Current continuous, invasive glucose monitoring systems may use a needle sensor system, a micropore system, or a microdialysis system. The needle sensor system involves placing a needle under the skin, which sends data through a wire running through the skin to a monitor worn by the patient. Due to the possibility of swelling around the needle, these devices require frequent calibration via fingerstick tests at least three times a day. Also, no glucose readout is available to the patient so on-the-spot corrections in insulin can't be made. The data is stored and downloaded by a healthcare provider.

"Despite these limitations, physicians who have asked patients to wear this device have uncovered unrecognized glucose trends," Gabbay said. "This has allowed for better glucose control."

Micropore systems use a laser porator to put tiny holes in the uppermost layer of the skin, through which interstitial glucose is measured using a patch. Fingerstick calibration is required once a day. A sensor makes calibration adjustments for changes in temperature and glucose values appear to be accurate for 48 to 72 hours. Pediatric studies of a micropore system are underway.

Microdialysis can be used for subcutaneous, or under-the-skin, continuous glucose monitoring. For this method, a pump circulates a liquid through a tube into which interstitial glucose diffuses. A glucose sensor takes measurements and displays values every minute over a three-day period. This method, which is still under investigation, requires only one fingerstick every 72 hours for calibration. Continuous and noninvasive glucose monitoring: "Patient preference clearly points toward a completely noninvasive method for glucose monitoring," Gabbay said.

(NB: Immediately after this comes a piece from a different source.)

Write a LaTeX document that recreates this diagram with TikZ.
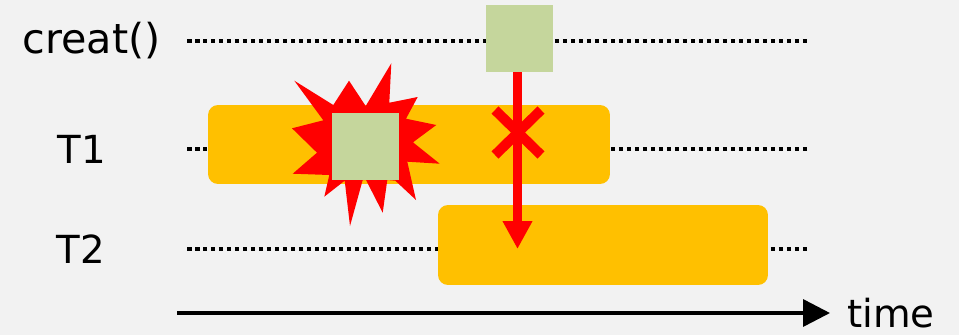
\documentclass[tikz,border=0pt]{standalone}
\usepackage{fontspec}
\setmainfont{DejaVu Sans}
\usetikzlibrary{arrows.meta,positioning}
\definecolor{sceneGray}{RGB}{242, 242, 242}
\definecolor{barOrange}{RGB}{255, 192, 0}
\definecolor{boxGreen}{RGB}{197, 214, 156}
\definecolor{hitRed}{RGB}{255, 0, 0}

\begin{document}
\begin{tikzpicture}[
  x=0.02cm,
  y=-0.02cm,
  label/.style={
    inner sep=0pt,
    font=\fontsize{22}{22}\selectfont
  },
  thread/.style={
    fill=barOrange,
    rounded corners=0.2cm,
    inner sep=0pt
  },
  inode/.style={
    fill=boxGreen,
    inner sep=0pt,
    minimum size=1.34cm
  },
  track/.style={
    line width=0.08cm,
    dash pattern=on 0.09cm off 0.07cm
  },
  arrow/.style={-{Triangle[length=0.56cm,width=0.56cm]},line width=0.19cm,hitRed},
  cross/.style={line width=0.2cm,hitRed},
  timeline/.style={-{Triangle[length=0.54cm,width=0.54cm]},line width=0.07cm}
]
  \fill[sceneGray] (0,0) rectangle (959,335);

  \node[label,font=\fontsize{23.5}{23.5}\selectfont] (creatLabel) at (91.5,41) {creat()};
  \node[label] (t1Label) at (82,149) {T1};
  \node[label] (t2Label) at (81,249) {T2};

  % tracks
  \coordinate (creatStart) at (187,41);
  \coordinate (creatEnd) at (807,41);
  \coordinate (t1Start) at (187,149);
  \coordinate (t1End) at (807,149);
  \coordinate (t2Start) at (187,249);
  \coordinate (t2End) at (807,249);
  \draw[track] (creatStart) -- (creatEnd);
  \draw[track] (t1Start) -- (t1End);
  \draw[track] (t2Start) -- (t2End);

  \node[thread,minimum width=8.04cm,minimum height=1.58cm] (t1Bar) at (409,144.5) {};
  \node[thread,minimum width=6.6cm,minimum height=1.6cm] (t2Bar) at (603,245) {};

  % burst
  \fill[hitRed] (294.3,80.7) -- (333.3,105) -- (349,80.7) -- (365.7,106) -- (391.3,63.3)
    -- (389.3,102.7) -- (417.7,97) -- (406,118.7) -- (436.3,125) -- (413,142.3)
    -- (439.7,163.7) -- (407.3,161.7) -- (416,200) -- (395.3,180.7) -- (387.3,180)
    -- (382.7,212.7) -- (366,180) -- (362.7,180) -- (350,226) -- (344.7,180.7)
    -- (324.3,196.7) -- (329.3,175) -- (292.7,173.7) -- (317,152.7) -- (292,128.3)
    -- (323.3,120.3) -- cycle;

  \node[inode] (t1Inode) at (365.5,146.5) {};
  \node[inode] (creatInode) at (519.5,38.5) {};

  \coordinate (arrowEnd) at (517.5,249);
  \draw[arrow] (creatInode.south -| arrowEnd) -- (arrowEnd);

  \coordinate (crossA) at (495,110);
  \coordinate (crossB) at (541,155);
  \coordinate (crossC) at (541,110);
  \coordinate (crossD) at (495,155);
  \draw[cross] (crossA) -- (crossB);
  \draw[cross] (crossC) -- (crossD);

  \coordinate (timeStart) at (177,313);
  \coordinate (timeEnd) at (830,313);
  \draw[timeline] (timeStart) -- (timeEnd);
  \node[label,anchor=west] (timeLabel) at (847,313) {time};
\end{tikzpicture}
\end{document}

He says three promising approaches to noninvasive monitoring exist: iontophoresis, infrared spectroscopy and sonophoresis. Iontophoresis uses electric current to introduce ions into the body. This technology uses reverse iontophoresis to extract interstitial glucose for measurement within a watch-like device. The watch generates a small electrical field that attracts sodium ions along with water and glucose across the uppermost layer of the skin. This device requires a single fingerstick for calibration and measures glucose every three hours. An alarm to signals a person when blood glucose levels have strayed from normal ranges. An FDA-approved device of this kind is available in the U.S.

"This device is limited by skipping about 10 percent of readings, a significant price tag and some local skin irritation after its use," Gabbay said.

Near-infrared spectroscopy uses an external source with a wavelength that is just above that of the visible spectrum. The light passes through or is reflected by a body part. Light absorbed at selected wavelengths is then analyzed for each blood glucose level and an algorithm is used to develop a calibration curve. Frequent calibration is required to compensate for any changes in tissue hydration, body temperature, and hemoglobin level and for medications that might absorb infrared light.

"This method can establish trends but is not reliable enough to determine day-to-day changes in insulin administration," Gabbay said. Sonophoresis uses low frequency ultrasound to cause temporary cavities in the uppermost layer of the skin. This causes aqueous channels to form through which small molecules, such as glucose, can diffuse. More studies will determine the effect of repeated ultrasound application to human skin.

"In conclusion, several promising approaches are currently under investigation to make glucose monitoring more patient friendly and to improve clinical outcomes," Gabbay said. "Each method has its benefits and drawbacks. But regardless of technology, its vitally important for diabetics to keep a good handle on blood glucose levels."